Request: Give back the full listing, character for character, with no pictures.

Material:
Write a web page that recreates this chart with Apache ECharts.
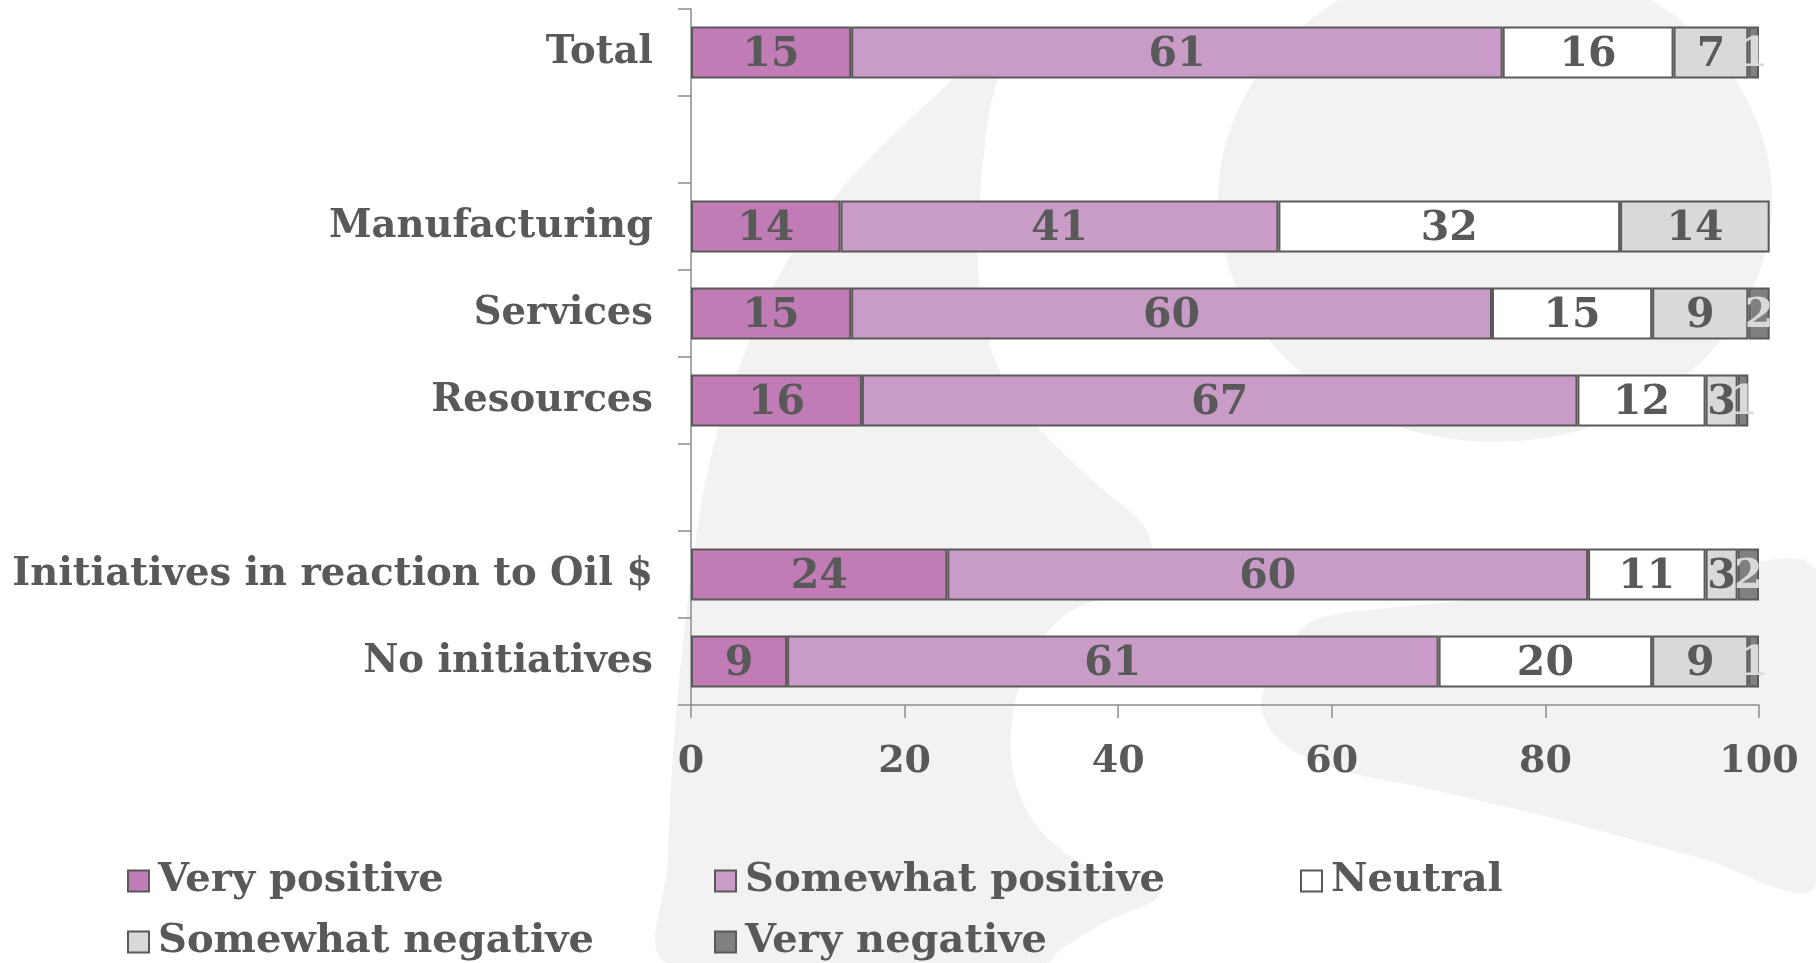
<!DOCTYPE html>
<html>
<head>
<meta charset="utf-8">
<title>Attitudes by sector</title>
<script src="https://cdn.jsdelivr.net/npm/echarts@6/dist/echarts.min.js"></script>
<style>
  html, body { margin: 0; padding: 0; background: #ffffff; }
  #chart { width: 1816px; height: 963px; }
</style>
</head>
<body>
<div id="chart"></div>
<script>
// Rows from top to bottom; empty strings are spacer rows between groups.
const categories = ['Total', '', 'Manufacturing', 'Services', 'Resources', '', 'Initiatives in reaction to Oil $', 'No initiatives'];

// Shares (%) per answer, one value per row.
const veryPositive     = [15, null, 14, 15, 16, null, 24, 9];
const somewhatPositive = [61, null, 41, 60, 67, null, 60, 61];
const neutral          = [16, null, 32, 15, 12, null, 11, 20];
const somewhatNegative = [7,  null, 14, 9,  3,  null, 3,  9];
const veryNegative     = [1,  null, null, 2, 1, null, 2,  1];

const seriesNames = ['Very positive', 'Somewhat positive', 'Neutral', 'Somewhat negative', 'Very negative'];

// Value axis: 0 to 100 in steps of 20.
const axisMin = 0;
const axisMax = 100;
const axisStep = 20;

const FONT = 'DejaVu Serif';
const TEXT = '#595959';
const EDGE = '#595959';
const AXIS = '#8c8c8c';
const WASH = '#f2f2f2';

const colors = ['#c17bb5', '#c89cc6', '#ffffff', '#d9d9d9', '#808080'];
const labelColors = [TEXT, TEXT, TEXT, TEXT, '#d9d9d9'];
const seriesData = [veryPositive, somewhatPositive, neutral, somewhatNegative, veryNegative];

const chart = echarts.init(document.getElementById('chart'), null, { renderer: 'canvas' });

const series = seriesNames.map((name, i) => ({
  name: name,
  type: 'bar',
  stack: 'all',
  clip: false,
  barCategoryGap: '40%',
  data: seriesData[i],
  itemStyle: { color: colors[i], borderColor: EDGE, borderWidth: 2 },
  label: {
    show: true,
    position: 'inside',
    offset: [0, 3],
    color: labelColors[i],
    fontFamily: FONT,
    fontWeight: 'bold',
    fontSize: 41,
    formatter: p => (p.value == null ? '' : String(p.value))
  },
  emphasis: { disabled: true },
  z: 3
}));

// Background watermark shapes (light grey logo wash).
const crescent = [
  [668, 963], [668, 860], [674, 740], [688, 600], [708, 470], [742, 360], [785, 265],
  [845, 185], [920, 110], [1000, 45], [988, 120], [980, 200], [979, 280], [990, 345],
  [1010, 390], [1045, 435], [1100, 487], [1145, 528], [1150, 560], [1120, 590],
  [1065, 615], [1030, 660], [1012, 720], [1015, 780], [1040, 830], [1090, 868],
  [1160, 893], [1100, 925], [1060, 950], [1045, 963]
];
const swoosh = [
  [1323, 617], [1420, 605], [1550, 592], [1680, 580], [1816, 571], [1816, 884],
  [1700, 858], [1560, 820], [1420, 787], [1340, 770], [1285, 745], [1262, 710],
  [1272, 670], [1295, 635]
];

function legendAt(name, left, top) {
  return {
    data: [name],
    left: left,
    top: top,
    padding: 0,
    icon: 'rect',
    itemWidth: 21,
    itemHeight: 21,
    itemGap: 0,
    selectedMode: false,
    itemStyle: { borderColor: EDGE, borderWidth: 2 },
    textStyle: { color: TEXT, fontFamily: FONT, fontWeight: 'bold', fontSize: 40, padding: [0, 0, 0, 4] }
  };
}

chart.setOption({
  backgroundColor: '#ffffff',
  animation: false,
  graphic: [
    { type: 'circle', x: 1495, y: 200, scaleX: 277 / 242, scaleY: 1, shape: { cx: 0, cy: 0, r: 242 }, style: { fill: WASH }, z: -100, silent: true },
    { type: 'polygon', shape: { points: crescent, smooth: 0.35 }, style: { fill: WASH }, z: -100, silent: true },
    { type: 'polygon', shape: { points: swoosh, smooth: 0.35 }, style: { fill: WASH }, z: -100, silent: true }
  ],
  grid: { left: 691, right: 57, top: 9, bottom: 258, containLabel: false },
  xAxis: {
    type: 'value',
    min: axisMin,
    max: axisMax,
    interval: axisStep,
    splitLine: { show: false },
    axisLine: { show: true, lineStyle: { color: AXIS, width: 1.5 } },
    axisTick: { show: true, length: 13, lineStyle: { color: AXIS, width: 1.5 } },
    axisLabel: { color: TEXT, fontFamily: FONT, fontWeight: 'bold', fontSize: 38, margin: 38 }
  },
  yAxis: {
    type: 'category',
    inverse: true,
    data: categories,
    axisLine: { show: true, lineStyle: { color: AXIS, width: 1.5 } },
    axisTick: { show: true, length: 13, lineStyle: { color: AXIS, width: 1.5 } },
    axisLabel: { color: TEXT, fontFamily: FONT, fontWeight: 'bold', fontSize: 38.5, margin: 38, padding: [10, 0, 0, 0] }
  },
  legend: [
    legendAt('Very positive', 127, 861),
    legendAt('Somewhat positive', 714, 861),
    legendAt('Neutral', 1300, 861),
    legendAt('Somewhat negative', 127, 922),
    legendAt('Very negative', 714, 922)
  ],
  series: series
});
</script>
</body>
</html>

Result of the task:
Write a web page that recreates this chart with Apache ECharts.
<!DOCTYPE html>
<html>
<head>
<meta charset="utf-8">
<title>Attitudes by sector</title>
<script src="https://cdn.jsdelivr.net/npm/echarts@6/dist/echarts.min.js"></script>
<style>
  html, body { margin: 0; padding: 0; background: #ffffff; }
  #chart { width: 1816px; height: 963px; }
</style>
</head>
<body>
<div id="chart"></div>
<script>
// Rows from top to bottom; empty strings are spacer rows between groups.
const categories = ['Total', '', 'Manufacturing', 'Services', 'Resources', '', 'Initiatives in reaction to Oil $', 'No initiatives'];

// Shares (%) per answer, one value per row.
const veryPositive     = [15, null, 14, 15, 16, null, 24, 9];
const somewhatPositive = [61, null, 41, 60, 67, null, 60, 61];
const neutral          = [16, null, 32, 15, 12, null, 11, 20];
const somewhatNegative = [7,  null, 14, 9,  3,  null, 3,  9];
const veryNegative     = [1,  null, null, 2, 1, null, 2,  1];

const seriesNames = ['Very positive', 'Somewhat positive', 'Neutral', 'Somewhat negative', 'Very negative'];

// Value axis: 0 to 100 in steps of 20.
const axisMin = 0;
const axisMax = 100;
const axisStep = 20;

const FONT = 'DejaVu Serif';
const TEXT = '#595959';
const EDGE = '#595959';
const AXIS = '#8c8c8c';
const WASH = '#f2f2f2';

const colors = ['#c17bb5', '#c89cc6', '#ffffff', '#d9d9d9', '#808080'];
const labelColors = [TEXT, TEXT, TEXT, TEXT, '#d9d9d9'];
const seriesData = [veryPositive, somewhatPositive, neutral, somewhatNegative, veryNegative];

const chart = echarts.init(document.getElementById('chart'), null, { renderer: 'canvas' });

const series = seriesNames.map((name, i) => ({
  name: name,
  type: 'bar',
  stack: 'all',
  clip: false,
  barCategoryGap: '40%',
  data: seriesData[i],
  itemStyle: { color: colors[i], borderColor: EDGE, borderWidth: 2 },
  label: {
    show: true,
    position: 'inside',
    offset: [0, 3],
    color: labelColors[i],
    fontFamily: FONT,
    fontWeight: 'bold',
    fontSize: 41,
    formatter: p => (p.value == null ? '' : String(p.value))
  },
  emphasis: { disabled: true },
  z: 3
}));

// Background watermark shapes (light grey logo wash).
const crescent = [
  [668, 963], [668, 860], [674, 740], [688, 600], [708, 470], [742, 360], [785, 265],
  [845, 185], [920, 110], [1000, 45], [988, 120], [980, 200], [979, 280], [990, 345],
  [1010, 390], [1045, 435], [1100, 487], [1145, 528], [1150, 560], [1120, 590],
  [1065, 615], [1030, 660], [1012, 720], [1015, 780], [1040, 830], [1090, 868],
  [1160, 893], [1100, 925], [1060, 950], [1045, 963]
];
const swoosh = [
  [1323, 617], [1420, 605], [1550, 592], [1680, 580], [1816, 571], [1816, 884],
  [1700, 858], [1560, 820], [1420, 787], [1340, 770], [1285, 745], [1262, 710],
  [1272, 670], [1295, 635]
];

function legendAt(name, left, top) {
  return {
    data: [name],
    left: left,
    top: top,
    padding: 0,
    icon: 'rect',
    itemWidth: 21,
    itemHeight: 21,
    itemGap: 0,
    selectedMode: false,
    itemStyle: { borderColor: EDGE, borderWidth: 2 },
    textStyle: { color: TEXT, fontFamily: FONT, fontWeight: 'bold', fontSize: 40, padding: [0, 0, 0, 4] }
  };
}

chart.setOption({
  backgroundColor: '#ffffff',
  animation: false,
  graphic: [
    { type: 'circle', x: 1495, y: 200, scaleX: 277 / 242, scaleY: 1, shape: { cx: 0, cy: 0, r: 242 }, style: { fill: WASH }, z: -100, silent: true },
    { type: 'polygon', shape: { points: crescent, smooth: 0.35 }, style: { fill: WASH }, z: -100, silent: true },
    { type: 'polygon', shape: { points: swoosh, smooth: 0.35 }, style: { fill: WASH }, z: -100, silent: true }
  ],
  grid: { left: 691, right: 57, top: 9, bottom: 258, containLabel: false },
  xAxis: {
    type: 'value',
    min: axisMin,
    max: axisMax,
    interval: axisStep,
    splitLine: { show: false },
    axisLine: { show: true, lineStyle: { color: AXIS, width: 1.5 } },
    axisTick: { show: true, length: 13, lineStyle: { color: AXIS, width: 1.5 } },
    axisLabel: { color: TEXT, fontFamily: FONT, fontWeight: 'bold', fontSize: 38, margin: 38 }
  },
  yAxis: {
    type: 'category',
    inverse: true,
    data: categories,
    axisLine: { show: true, lineStyle: { color: AXIS, width: 1.5 } },
    axisTick: { show: true, length: 13, lineStyle: { color: AXIS, width: 1.5 } },
    axisLabel: { color: TEXT, fontFamily: FONT, fontWeight: 'bold', fontSize: 38.5, margin: 38, padding: [10, 0, 0, 0] }
  },
  legend: [
    legendAt('Very positive', 127, 861),
    legendAt('Somewhat positive', 714, 861),
    legendAt('Neutral', 1300, 861),
    legendAt('Somewhat negative', 127, 922),
    legendAt('Very negative', 714, 922)
  ],
  series: series
});
</script>
</body>
</html>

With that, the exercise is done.